Mais cela ne doit pas faire oublier que son mot d'esprit porte plus loin.
Il s'y établit deux associations successives. La première est le fameux glissement, que tout le monde a remarqué, qui fait passer notre députée de "mariage homosexuel" à "unions avec des animaux". Cela pourrait suffire, mais intervient alors une seconde association qui lie "unions avec des animaux" à "polygamie". On obtient ainsi une séquence homosexualité/bestialité/polygamie, dont l’hétérogénéité ne doit pas échapper à madame Barèges.
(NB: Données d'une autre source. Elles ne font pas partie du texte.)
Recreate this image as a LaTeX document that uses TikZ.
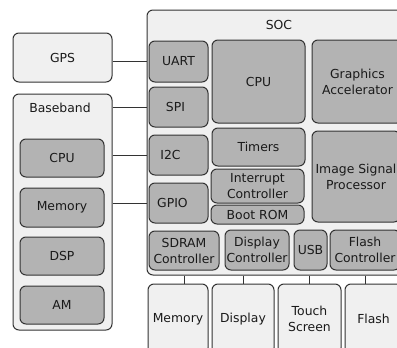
\documentclass[tikz,border=0pt]{standalone}
\usepackage{fontspec}
\setmainfont{DejaVu Sans}
\definecolor{outerfill}{HTML}{F0F0F0}
\definecolor{innerfill}{HTML}{B3B3B3}
\definecolor{edge}{HTML}{333333}
\definecolor{txt}{HTML}{1A1A1A}
\tikzset{
  base/.style={draw=edge, line width=1pt, rounded corners=6pt, inner sep=0pt, align=center,
    text=txt, font=\fontsize{12.4}{16}\selectfont},
  outerbox/.style={base, fill=outerfill},
  innerbox/.style={base, fill=innerfill},
  lbl/.style={inner sep=0pt, text=txt, font=\fontsize{12.4}{16}\selectfont},
  wire/.style={draw=edge, line width=1pt},
  sz/.style 2 args={minimum width=#1pt, minimum height=#2pt}
}
\begin{document}
\begin{tikzpicture}[x=1pt,y=-1pt]
\useasboundingbox (0,0) rectangle (397,348);
\clip (0,0) rectangle (397,348);
\fill[white] (0,0) rectangle (397,348);

% left side
\node[outerbox, sz={99}{49}] (gps) at (62.5,57.5) {GPS};
\node[outerbox, sz={99}{236}] (baseband) at (62.5,212) {};
\node[lbl] (bblabel) at (60,108) {Baseband};
\node[innerbox, sz={84}{38}] (bbcpu) at (62,158) {CPU};
\node[innerbox, sz={84}{39}] (bbmem) at (62,207.5) {Memory};
\node[innerbox, sz={84}{38}] (dsp) at (62,256) {DSP};
\node[innerbox, sz={84}{38}] (am) at (62,305) {AM};

% SOC
\node[outerbox, sz={263}{265}] (soc) at (278.5,142.5) {};
\node[lbl] (soclabel) at (279,25) {SOC};
\node[innerbox, sz={59}{41}] (uart) at (178.5,61.5) {UART};
\node[innerbox, sz={59}{40}] (spi) at (178.5,107) {SPI\hspace*{6pt}};
\node[innerbox, sz={59}{40}] (i2c) at (178.5,155) {I2C\hspace*{16pt}};
\node[innerbox, sz={59}{40}] (gpio) at (178.5,203) {GPIO\hspace*{12pt}};
\node[innerbox, sz={70}{39}] (sdram) at (184,250.5) {SDRAM\\Controller};
\node[innerbox, sz={93}{83}] (cpu) at (258.5,81.5) {CPU};
\node[innerbox, sz={91}{83}] (gfx) at (357.5,81.5) {Graphics\\Accelerator};
\node[innerbox, sz={93}{38}] (timers) at (258.5,147) {Timers};
\node[innerbox, sz={93}{34}] (intc) at (257.5,186) {Interrupt\\Controller};
\node[innerbox, sz={93}{19}] (bootrom) at (257.5,214.5) {Boot ROM};
\node[innerbox, sz={88}{91}] (isp) at (356,176.5) {Image Signal\\Processor};
\node[innerbox, sz={64}{40}] (dispc) at (257,250) {Display\\Controller};
\node[innerbox, sz={33}{40}] (usb) at (310.5,250) {USB};
\node[innerbox, sz={70}{40}] (flashc) at (365,250) {Flash\\Controller};

% bottom external
\node[outerbox, sz={60}{70}] (mem) at (178,319) {Memory};
\node[outerbox, sz={62}{70}] (disp) at (243,319) {Display};
\node[outerbox, sz={63}{70}] (touch) at (309.5,319) {Touch\\Screen};
\node[outerbox, sz={57}{70}] (flash) at (373.5,319) {Flash};

% connectors left
\draw[wire] (uart.west -| gps.east) -- (uart.west -| soc.west);
\draw[wire] (spi.west -| baseband.east) -- (spi.west -| soc.west);
\draw[wire] (i2c.west -| baseband.east) -- (i2c.west -| soc.west);
\draw[wire] (gpio.west -| baseband.east) -- (gpio.west -| soc.west);

% connectors bottom
\draw[wire] (sdram.center |- soc.south) -- (sdram.center |- mem.north);
\draw[wire] (disp.north |- soc.south) -- (disp.north);
\draw[wire] (touch.north |- soc.south) -- (touch.north);
\draw[wire] (flashc.center |- soc.south) -- (flashc.center |- flash.north);
\end{tikzpicture}
\end{document}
Car, si notre députée peut faire illusion en se déclarant "favorable à tous types de relations sexuelles entre adultes consentants", il serait tout de même étonnant de l'entendre défendre la polygamie, ou encore la bestialité, même "entre adultes consentants". Pour trouver un peu de cohérence dans ces propos, il faut plutôt regarder la bestialité comme le pivot qui permet d'articuler ce lien assez étrange qui s'établit entre homosexualité et polygamie.
Ainsi reparaît le museau de cette facile conception, qui, par ailleurs, permet d'excuser bien des comportements, de la sexualité humaine comme trace indélébile de l'animalité en nous...
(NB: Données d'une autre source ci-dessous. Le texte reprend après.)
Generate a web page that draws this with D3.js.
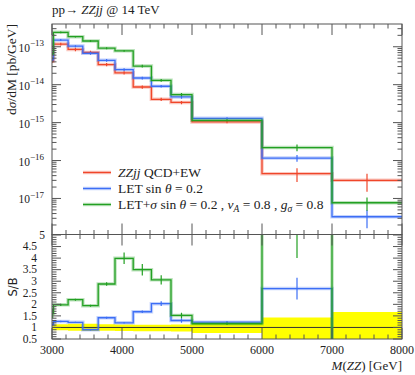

(*) Brigitte Barèges est députée-maire de Mautauban (Tarn-et-Garonne). Elle appartient au groupe parlementaire de l'UMP, en sa sous-variété de la "Droite Populaire". Elle a récemment présenté le rapport de la mission parlementaire sur "l'accouchement sous X", préconisant de le remplacer par "l'accouchement dans la discrétion", où l'anonymat serait supprimé.
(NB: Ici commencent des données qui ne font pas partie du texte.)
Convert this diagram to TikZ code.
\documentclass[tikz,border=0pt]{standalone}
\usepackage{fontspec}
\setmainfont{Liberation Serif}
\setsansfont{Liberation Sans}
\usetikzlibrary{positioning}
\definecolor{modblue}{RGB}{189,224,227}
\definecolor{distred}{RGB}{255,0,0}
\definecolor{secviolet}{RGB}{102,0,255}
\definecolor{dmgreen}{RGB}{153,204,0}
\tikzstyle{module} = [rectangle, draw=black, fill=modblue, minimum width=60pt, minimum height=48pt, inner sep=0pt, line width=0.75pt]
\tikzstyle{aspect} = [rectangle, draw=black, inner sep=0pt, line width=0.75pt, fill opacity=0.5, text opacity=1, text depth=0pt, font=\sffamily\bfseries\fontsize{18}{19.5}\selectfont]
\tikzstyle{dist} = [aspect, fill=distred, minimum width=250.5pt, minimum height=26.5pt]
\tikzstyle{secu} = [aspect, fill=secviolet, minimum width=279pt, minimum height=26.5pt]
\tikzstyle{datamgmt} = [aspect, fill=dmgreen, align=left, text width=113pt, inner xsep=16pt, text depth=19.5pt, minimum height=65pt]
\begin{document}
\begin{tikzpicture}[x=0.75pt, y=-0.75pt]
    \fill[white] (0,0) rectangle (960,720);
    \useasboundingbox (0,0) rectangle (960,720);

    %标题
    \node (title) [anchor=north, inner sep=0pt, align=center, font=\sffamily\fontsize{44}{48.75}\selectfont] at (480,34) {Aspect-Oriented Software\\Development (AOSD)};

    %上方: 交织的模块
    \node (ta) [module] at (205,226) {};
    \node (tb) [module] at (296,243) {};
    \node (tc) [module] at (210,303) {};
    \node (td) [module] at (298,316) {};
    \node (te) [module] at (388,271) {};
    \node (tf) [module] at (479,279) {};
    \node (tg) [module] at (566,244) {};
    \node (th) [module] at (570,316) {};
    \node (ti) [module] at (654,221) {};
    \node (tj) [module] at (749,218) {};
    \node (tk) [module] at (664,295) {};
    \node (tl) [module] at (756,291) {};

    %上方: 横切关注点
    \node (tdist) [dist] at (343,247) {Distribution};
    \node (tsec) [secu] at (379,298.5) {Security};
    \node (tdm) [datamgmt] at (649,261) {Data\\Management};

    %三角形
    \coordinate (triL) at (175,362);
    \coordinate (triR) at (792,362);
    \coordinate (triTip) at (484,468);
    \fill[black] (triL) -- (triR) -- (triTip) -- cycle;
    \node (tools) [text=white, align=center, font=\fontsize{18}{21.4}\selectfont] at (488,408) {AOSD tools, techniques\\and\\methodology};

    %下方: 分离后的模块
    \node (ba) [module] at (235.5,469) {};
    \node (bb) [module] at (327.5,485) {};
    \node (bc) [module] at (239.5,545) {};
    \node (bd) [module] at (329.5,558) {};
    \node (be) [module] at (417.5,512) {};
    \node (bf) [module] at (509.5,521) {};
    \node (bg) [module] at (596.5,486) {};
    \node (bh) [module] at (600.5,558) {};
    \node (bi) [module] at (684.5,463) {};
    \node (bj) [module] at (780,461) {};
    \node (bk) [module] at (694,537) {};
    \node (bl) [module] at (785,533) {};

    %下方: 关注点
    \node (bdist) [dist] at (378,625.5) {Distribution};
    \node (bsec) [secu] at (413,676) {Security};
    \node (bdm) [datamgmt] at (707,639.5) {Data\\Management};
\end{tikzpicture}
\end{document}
(**) Ce projet de loi a été retiré par le gouvernement et finalement intégré à la loi portant création de la Halde (haute autorité de lutte contre les discriminations et pour l'égalité) du 31 décembre 2004.
3 commentaires:
les lettres d'excuses ont été photocopiées , il ne reste plus qu'a mettre le nom du destinataire auprès duquel on souhaite s'excuser ainsi que le sigle de son parti.
Quand réapprendra-t-on que l'on ne s'excuse pas soi-même, mais que l'on prie quelqu'un de vous excuser ?
—
ArD
@ Marianne,
C'est vrai, on retrouve toujours les mêmes formule post-dérapage...
@ ArD,
On n'est jamais mieux servi que par soi-même.